Notes on the Scripture
In Hebrew, the word "babel" sounds like the word for "confusion"; thus the passage says that Babel was named because it was the place where God confused the languages of the world. It is the Hebrew name for Babylon, which existed as a settlement before 2000 B.C. and, by 1700 B.C., was probably the largest city in the world. In the period when it was ruled by Nebuchadnezzer and his descendents (@ 600-450 B.C.), it again became the largest and one of the richest cities in the world. It was a city given to grand structures, including one of the Seven Wonders of the World, the great Hanging Gardens.
The story of the Tower of Babel would have made sense to anyone living in the Middle East. It was a great crossroads of trade, a meeting place for cultures with widely disparate languages, and was repeatedly conquered and reconquered by great empires.

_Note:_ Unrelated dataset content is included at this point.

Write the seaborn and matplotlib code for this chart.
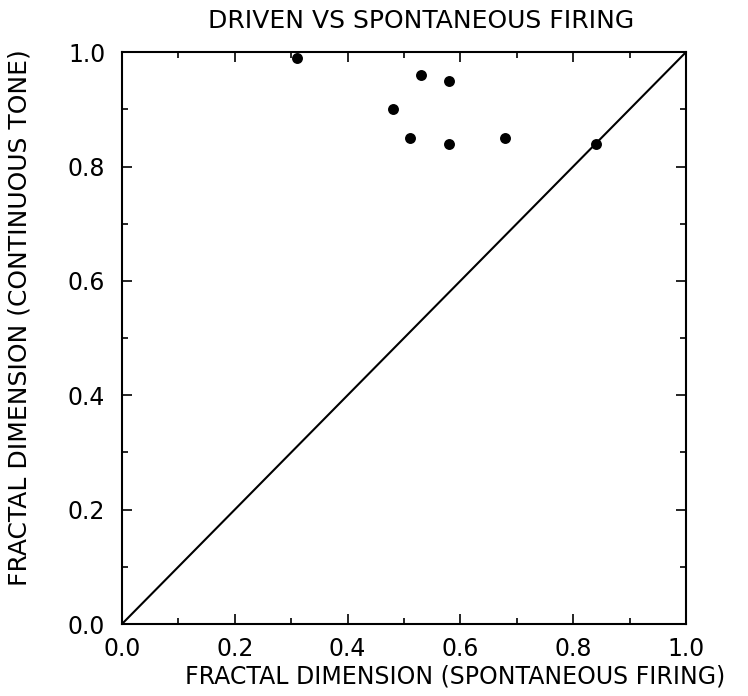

An ancient Sumerian story, which is known only in fragments, speaks of the building of a great tower (ziggurat), although it would have been 100 miles to the south of Babylonia; this was originally Sumeria but later became part of Babylon; it was certainly, at the time, the greatest architectural center in the world, and many structures were built for heathen gods.

The Ziggurat of Etemenanki
There was also a great tower built in ancient Babylonia proper, known as the Etemenanki (Sumerian "temple of the foundation of heaven and earth") . Nebuchadnezzar wrote that the original tower had been built in antiquity: "A former king built the Temple of the Seven Lights of the Earth, but he did not complete its head. Since a remote time, people had abandoned it, without order expressing their words. Since that time earthquakes and lightning had dispersed its sun-dried clay; the bricks of the casing had split, and the earth of the interior had been scattered in heaps."
At any rate, the Tower of Babel was not built for the worship of God, but for the glory of man. It was temple dedicated to sinful pride. Even the materials used were manmade, a locally invented brick rather than stone. So God stopped them by giving them different languages and scattering them around in tribes, and the tower was abandoned.